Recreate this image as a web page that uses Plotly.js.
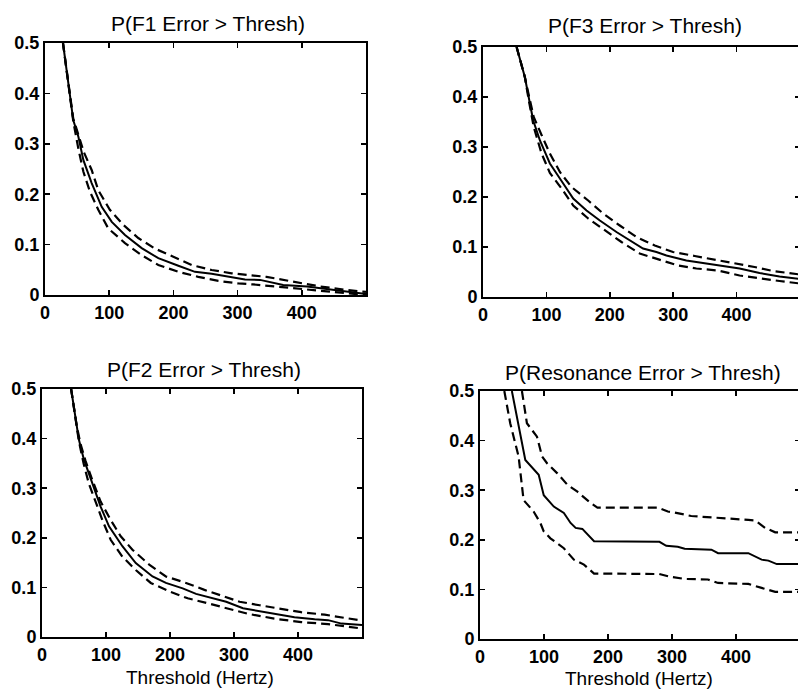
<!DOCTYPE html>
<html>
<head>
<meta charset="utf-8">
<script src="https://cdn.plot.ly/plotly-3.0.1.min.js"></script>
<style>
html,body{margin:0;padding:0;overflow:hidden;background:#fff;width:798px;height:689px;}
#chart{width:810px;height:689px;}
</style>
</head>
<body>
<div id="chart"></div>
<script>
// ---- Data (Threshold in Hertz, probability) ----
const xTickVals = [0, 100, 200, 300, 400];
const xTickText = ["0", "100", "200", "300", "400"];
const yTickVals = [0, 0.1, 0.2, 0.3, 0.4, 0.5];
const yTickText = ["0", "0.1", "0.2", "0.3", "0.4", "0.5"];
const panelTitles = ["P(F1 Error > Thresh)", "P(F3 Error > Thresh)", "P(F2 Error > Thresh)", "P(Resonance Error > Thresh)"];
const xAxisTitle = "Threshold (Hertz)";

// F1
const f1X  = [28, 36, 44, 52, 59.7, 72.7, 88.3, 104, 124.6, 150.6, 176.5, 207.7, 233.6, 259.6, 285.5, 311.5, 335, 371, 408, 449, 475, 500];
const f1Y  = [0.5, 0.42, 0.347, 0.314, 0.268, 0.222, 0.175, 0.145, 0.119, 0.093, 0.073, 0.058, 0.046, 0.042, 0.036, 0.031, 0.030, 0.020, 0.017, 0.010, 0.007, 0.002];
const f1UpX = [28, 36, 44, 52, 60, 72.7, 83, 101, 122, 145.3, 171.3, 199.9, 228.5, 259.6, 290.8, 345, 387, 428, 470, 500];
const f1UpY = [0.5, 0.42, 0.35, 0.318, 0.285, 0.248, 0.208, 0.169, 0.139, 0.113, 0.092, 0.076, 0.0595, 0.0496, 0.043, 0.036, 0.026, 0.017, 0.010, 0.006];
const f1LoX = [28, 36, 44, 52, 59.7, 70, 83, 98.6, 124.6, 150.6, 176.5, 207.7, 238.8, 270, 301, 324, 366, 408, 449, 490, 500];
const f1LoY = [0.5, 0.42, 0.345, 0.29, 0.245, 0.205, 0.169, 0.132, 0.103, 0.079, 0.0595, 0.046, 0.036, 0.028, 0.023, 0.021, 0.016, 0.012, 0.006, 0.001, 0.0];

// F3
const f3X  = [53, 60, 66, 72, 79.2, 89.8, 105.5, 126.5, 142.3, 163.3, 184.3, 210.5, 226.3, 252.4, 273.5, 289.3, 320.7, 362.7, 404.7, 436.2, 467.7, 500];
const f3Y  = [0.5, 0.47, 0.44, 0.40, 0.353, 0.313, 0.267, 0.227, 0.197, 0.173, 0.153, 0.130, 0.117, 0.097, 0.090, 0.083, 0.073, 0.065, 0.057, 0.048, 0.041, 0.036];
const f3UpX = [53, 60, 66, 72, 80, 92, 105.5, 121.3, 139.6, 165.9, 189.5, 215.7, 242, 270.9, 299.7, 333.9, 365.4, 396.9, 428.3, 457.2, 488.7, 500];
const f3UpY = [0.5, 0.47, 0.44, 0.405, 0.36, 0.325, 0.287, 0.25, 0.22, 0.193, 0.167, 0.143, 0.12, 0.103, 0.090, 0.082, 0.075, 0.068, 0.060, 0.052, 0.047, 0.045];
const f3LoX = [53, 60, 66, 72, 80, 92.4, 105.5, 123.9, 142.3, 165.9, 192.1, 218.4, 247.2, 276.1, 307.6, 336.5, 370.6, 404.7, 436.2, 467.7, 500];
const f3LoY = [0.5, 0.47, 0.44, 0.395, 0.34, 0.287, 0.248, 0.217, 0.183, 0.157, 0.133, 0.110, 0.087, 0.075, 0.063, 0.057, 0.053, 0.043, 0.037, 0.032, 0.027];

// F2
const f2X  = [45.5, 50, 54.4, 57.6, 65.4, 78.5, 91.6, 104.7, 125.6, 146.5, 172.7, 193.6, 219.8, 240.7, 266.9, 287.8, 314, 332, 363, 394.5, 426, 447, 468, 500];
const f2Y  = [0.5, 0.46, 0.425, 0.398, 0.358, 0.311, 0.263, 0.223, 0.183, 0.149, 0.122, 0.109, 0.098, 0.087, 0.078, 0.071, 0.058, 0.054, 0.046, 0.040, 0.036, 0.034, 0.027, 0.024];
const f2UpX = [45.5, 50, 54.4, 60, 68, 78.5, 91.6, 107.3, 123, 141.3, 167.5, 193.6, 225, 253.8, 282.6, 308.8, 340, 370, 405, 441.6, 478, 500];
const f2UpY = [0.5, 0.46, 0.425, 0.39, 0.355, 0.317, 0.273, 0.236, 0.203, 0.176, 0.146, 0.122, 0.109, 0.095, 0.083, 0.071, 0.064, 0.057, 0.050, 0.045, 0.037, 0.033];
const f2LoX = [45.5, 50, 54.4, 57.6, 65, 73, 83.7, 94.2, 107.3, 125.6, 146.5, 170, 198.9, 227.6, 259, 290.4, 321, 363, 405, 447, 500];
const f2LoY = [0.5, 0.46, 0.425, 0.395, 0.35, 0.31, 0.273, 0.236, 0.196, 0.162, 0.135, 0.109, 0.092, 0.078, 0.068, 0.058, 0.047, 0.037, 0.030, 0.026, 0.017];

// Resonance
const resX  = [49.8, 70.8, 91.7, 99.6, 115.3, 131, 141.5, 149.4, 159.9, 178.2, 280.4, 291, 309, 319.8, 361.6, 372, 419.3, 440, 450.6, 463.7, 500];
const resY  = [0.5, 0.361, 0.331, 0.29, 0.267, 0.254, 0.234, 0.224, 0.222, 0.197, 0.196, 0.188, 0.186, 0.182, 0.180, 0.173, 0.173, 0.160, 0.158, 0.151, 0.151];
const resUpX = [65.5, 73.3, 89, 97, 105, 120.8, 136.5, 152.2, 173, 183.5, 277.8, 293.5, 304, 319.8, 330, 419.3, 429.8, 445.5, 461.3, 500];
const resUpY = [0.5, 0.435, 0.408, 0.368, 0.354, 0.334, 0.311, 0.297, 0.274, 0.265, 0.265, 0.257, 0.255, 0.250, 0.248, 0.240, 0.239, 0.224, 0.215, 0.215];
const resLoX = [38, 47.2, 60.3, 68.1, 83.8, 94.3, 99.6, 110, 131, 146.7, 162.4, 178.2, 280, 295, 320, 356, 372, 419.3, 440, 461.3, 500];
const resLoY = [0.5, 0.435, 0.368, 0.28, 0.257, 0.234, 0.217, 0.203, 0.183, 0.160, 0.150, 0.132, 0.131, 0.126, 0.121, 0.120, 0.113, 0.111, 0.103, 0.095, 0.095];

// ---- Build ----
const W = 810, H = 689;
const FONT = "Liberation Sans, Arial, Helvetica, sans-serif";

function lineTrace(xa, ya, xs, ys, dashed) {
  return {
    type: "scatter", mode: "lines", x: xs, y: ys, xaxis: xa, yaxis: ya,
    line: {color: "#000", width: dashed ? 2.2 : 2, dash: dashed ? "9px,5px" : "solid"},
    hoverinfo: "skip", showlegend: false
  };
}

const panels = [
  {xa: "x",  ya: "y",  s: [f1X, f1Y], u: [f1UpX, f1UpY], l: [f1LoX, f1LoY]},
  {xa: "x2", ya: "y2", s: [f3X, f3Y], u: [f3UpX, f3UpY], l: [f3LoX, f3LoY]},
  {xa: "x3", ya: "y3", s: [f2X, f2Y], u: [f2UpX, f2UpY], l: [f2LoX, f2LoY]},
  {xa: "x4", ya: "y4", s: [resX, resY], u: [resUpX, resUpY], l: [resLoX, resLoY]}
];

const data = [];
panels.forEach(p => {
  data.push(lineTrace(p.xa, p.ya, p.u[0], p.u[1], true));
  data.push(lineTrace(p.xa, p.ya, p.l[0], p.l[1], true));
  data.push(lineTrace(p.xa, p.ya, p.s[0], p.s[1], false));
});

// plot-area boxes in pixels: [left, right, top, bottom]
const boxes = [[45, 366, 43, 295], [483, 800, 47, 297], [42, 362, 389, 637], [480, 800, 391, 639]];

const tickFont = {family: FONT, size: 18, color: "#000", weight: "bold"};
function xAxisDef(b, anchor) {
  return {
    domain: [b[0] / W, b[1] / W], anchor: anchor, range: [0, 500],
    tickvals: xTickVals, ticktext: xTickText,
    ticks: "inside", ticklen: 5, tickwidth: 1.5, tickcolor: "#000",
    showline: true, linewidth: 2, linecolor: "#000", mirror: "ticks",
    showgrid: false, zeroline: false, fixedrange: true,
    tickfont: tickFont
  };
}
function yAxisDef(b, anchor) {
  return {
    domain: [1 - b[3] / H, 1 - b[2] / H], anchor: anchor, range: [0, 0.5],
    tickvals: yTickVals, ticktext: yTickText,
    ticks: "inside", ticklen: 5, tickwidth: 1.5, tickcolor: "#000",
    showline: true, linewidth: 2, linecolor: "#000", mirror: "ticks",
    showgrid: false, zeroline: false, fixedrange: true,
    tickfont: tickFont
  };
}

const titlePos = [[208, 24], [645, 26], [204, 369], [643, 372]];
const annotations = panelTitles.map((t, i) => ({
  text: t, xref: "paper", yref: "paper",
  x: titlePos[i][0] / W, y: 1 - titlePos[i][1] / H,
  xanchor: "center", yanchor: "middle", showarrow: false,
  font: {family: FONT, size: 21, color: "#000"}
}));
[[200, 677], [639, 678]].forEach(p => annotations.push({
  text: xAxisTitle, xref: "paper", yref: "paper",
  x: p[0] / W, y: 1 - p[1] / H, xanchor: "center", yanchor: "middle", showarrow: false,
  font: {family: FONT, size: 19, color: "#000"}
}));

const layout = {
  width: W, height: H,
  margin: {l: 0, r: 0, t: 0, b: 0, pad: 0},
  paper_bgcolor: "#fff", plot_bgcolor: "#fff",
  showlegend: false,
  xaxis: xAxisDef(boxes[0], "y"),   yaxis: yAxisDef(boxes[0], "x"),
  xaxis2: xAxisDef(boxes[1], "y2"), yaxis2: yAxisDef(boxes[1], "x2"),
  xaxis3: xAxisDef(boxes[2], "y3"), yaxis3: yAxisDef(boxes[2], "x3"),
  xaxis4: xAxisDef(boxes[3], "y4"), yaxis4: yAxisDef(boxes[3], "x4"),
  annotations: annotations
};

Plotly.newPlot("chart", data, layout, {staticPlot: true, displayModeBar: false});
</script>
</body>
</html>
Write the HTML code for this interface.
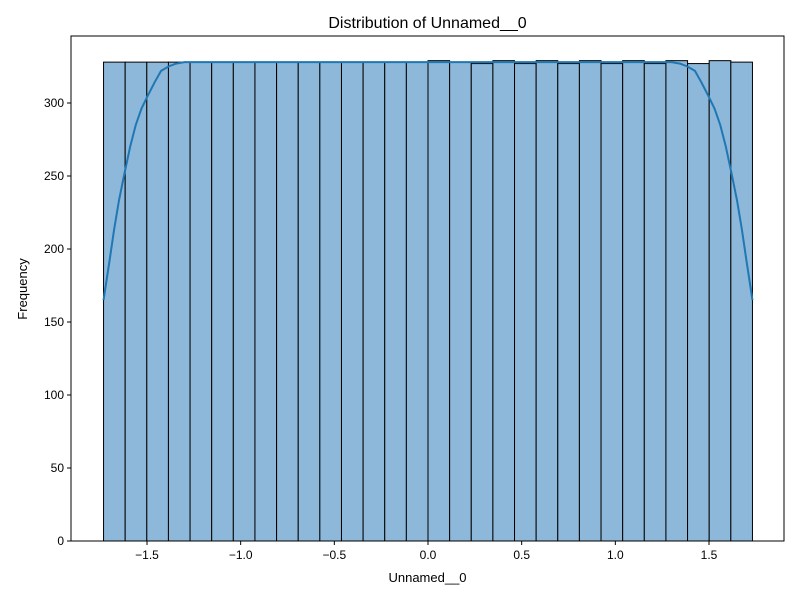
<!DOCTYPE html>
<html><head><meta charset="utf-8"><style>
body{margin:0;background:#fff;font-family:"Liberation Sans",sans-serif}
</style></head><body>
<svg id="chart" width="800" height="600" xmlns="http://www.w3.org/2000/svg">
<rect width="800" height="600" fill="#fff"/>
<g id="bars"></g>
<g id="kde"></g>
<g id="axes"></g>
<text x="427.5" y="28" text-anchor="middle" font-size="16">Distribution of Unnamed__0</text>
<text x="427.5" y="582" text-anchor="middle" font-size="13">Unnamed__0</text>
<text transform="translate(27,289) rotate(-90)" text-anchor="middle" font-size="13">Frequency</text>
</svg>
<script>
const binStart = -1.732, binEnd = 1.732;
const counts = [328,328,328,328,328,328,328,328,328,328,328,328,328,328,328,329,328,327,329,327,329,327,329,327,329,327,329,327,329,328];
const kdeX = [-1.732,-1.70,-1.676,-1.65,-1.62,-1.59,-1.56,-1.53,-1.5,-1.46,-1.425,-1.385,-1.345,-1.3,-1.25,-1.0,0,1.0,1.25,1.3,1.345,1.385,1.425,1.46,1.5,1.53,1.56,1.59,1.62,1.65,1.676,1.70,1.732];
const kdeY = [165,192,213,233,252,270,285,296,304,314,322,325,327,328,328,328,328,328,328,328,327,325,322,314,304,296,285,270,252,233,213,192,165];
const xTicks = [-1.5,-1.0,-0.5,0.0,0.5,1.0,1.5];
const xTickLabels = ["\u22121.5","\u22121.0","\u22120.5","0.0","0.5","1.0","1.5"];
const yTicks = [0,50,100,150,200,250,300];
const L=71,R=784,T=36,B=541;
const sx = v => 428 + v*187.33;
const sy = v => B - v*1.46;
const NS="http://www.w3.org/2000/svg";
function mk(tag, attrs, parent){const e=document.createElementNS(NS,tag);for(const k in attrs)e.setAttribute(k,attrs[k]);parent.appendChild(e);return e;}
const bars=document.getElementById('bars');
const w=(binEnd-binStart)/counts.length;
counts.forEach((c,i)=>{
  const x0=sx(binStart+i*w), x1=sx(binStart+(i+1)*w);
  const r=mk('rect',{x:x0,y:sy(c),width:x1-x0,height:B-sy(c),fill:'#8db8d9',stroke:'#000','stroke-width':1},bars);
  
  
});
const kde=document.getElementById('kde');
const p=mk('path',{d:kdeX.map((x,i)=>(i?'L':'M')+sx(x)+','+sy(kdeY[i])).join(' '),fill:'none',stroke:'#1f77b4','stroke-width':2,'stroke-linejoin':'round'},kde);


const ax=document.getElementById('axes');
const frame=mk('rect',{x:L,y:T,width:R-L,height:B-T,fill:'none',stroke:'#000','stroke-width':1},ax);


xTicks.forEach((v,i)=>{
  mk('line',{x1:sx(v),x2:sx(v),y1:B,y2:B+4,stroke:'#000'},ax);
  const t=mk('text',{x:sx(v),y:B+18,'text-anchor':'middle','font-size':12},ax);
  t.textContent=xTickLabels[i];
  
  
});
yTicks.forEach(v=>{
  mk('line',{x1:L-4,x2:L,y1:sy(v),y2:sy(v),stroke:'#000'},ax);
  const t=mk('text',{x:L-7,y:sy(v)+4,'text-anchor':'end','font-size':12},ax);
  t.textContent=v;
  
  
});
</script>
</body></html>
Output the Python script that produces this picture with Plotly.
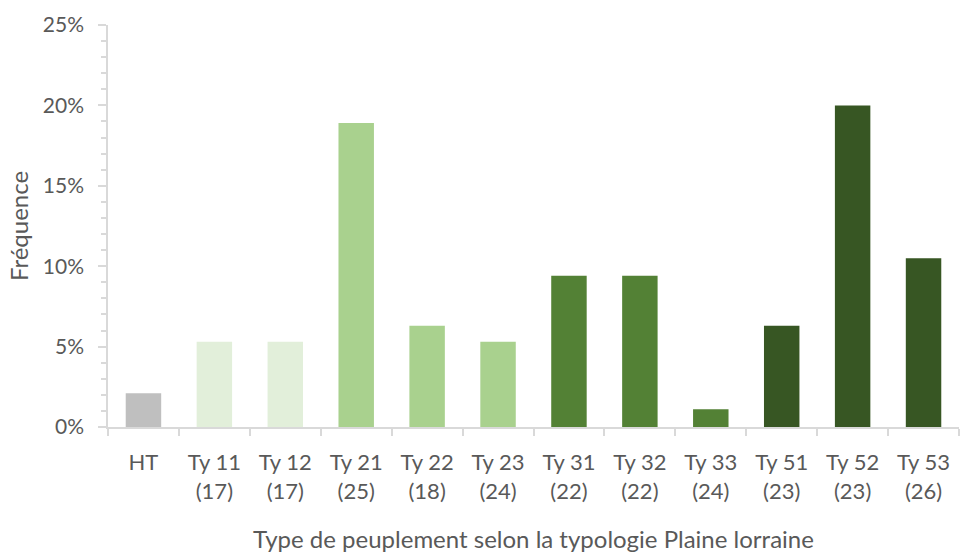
::::
**Problem requirements**
Say how many lines include the word "that"; reply with the number alone.

**Answer to the exercise**
2